• Data excerpt:
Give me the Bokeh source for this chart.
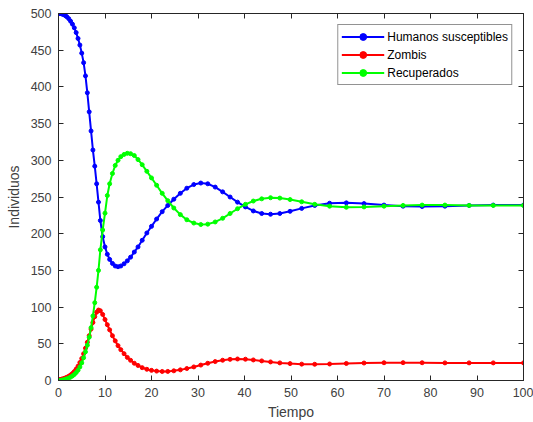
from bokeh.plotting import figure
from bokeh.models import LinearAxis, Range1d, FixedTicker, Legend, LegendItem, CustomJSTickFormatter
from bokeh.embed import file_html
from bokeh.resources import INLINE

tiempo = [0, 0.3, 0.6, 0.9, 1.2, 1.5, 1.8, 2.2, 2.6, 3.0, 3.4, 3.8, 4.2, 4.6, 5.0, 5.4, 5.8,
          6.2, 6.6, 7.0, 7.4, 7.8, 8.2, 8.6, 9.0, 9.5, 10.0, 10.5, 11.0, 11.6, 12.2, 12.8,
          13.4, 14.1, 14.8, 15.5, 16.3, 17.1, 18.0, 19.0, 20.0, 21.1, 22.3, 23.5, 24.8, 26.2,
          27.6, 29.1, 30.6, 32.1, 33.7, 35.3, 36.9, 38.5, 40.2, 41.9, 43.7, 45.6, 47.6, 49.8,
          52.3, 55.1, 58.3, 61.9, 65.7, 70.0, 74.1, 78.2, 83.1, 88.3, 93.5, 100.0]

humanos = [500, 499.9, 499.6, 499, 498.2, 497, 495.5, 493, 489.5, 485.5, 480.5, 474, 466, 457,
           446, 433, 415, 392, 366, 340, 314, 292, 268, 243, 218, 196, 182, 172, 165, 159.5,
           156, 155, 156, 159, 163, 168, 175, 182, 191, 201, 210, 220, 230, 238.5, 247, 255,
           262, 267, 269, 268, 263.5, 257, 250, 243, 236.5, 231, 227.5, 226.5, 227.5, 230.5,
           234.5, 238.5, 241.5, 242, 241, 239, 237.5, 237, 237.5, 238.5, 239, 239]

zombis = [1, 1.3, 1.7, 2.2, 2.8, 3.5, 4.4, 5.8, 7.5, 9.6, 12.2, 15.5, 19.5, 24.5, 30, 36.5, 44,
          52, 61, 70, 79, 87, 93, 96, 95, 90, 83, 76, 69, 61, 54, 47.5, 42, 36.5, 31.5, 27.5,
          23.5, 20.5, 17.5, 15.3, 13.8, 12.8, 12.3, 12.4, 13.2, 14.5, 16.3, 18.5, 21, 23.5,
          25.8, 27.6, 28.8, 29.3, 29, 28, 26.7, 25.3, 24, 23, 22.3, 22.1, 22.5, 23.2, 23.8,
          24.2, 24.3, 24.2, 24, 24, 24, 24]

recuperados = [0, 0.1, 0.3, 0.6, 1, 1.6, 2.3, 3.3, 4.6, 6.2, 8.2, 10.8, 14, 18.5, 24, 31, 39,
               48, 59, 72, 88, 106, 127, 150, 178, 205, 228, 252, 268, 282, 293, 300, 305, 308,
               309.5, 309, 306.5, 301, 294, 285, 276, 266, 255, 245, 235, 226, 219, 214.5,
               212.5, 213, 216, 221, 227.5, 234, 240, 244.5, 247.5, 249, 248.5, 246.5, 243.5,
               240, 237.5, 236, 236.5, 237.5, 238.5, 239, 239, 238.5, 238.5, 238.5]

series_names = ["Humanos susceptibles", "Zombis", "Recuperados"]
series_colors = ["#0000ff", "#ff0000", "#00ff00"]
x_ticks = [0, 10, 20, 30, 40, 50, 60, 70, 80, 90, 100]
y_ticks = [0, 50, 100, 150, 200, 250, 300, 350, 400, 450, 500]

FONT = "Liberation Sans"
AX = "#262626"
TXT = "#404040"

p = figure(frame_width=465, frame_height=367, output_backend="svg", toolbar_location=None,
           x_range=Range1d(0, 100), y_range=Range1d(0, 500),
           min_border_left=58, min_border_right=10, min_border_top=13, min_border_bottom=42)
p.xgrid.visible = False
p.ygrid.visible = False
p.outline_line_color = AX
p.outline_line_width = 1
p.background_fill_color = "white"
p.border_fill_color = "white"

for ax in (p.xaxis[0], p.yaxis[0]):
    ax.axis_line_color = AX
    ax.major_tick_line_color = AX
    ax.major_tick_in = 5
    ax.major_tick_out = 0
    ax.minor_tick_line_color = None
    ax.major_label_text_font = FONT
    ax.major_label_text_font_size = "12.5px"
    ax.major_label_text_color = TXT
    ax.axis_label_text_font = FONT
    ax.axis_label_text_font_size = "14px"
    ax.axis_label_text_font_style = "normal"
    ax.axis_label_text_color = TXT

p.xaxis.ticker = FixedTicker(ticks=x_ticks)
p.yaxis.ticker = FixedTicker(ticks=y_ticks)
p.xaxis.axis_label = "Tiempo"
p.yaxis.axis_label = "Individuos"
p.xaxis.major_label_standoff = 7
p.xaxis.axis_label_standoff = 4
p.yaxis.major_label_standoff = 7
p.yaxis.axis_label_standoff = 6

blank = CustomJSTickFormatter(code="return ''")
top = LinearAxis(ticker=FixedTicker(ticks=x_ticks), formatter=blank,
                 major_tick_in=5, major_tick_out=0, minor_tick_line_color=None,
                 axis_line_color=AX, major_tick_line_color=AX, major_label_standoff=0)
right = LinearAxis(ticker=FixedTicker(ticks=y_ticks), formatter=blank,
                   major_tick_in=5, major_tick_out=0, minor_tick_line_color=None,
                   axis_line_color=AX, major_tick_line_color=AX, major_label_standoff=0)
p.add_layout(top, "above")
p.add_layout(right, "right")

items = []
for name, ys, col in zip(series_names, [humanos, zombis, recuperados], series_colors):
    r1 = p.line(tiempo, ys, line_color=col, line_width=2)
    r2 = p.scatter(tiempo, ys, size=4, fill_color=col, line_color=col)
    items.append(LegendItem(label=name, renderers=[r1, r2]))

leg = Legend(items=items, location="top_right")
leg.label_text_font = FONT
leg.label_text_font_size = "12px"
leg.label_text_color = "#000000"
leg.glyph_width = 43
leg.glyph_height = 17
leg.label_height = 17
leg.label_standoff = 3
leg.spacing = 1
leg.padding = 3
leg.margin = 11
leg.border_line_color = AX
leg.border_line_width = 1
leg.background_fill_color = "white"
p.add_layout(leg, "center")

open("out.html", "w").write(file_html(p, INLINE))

• What is needed: Leave out the pictures and restate, word for word, the lines from the top of the data through the line containing "from bokeh.resources import INLINE", both included.

• Output for this task:
Give me the Bokeh source for this chart.
from bokeh.plotting import figure
from bokeh.models import LinearAxis, Range1d, FixedTicker, Legend, LegendItem, CustomJSTickFormatter
from bokeh.embed import file_html
from bokeh.resources import INLINE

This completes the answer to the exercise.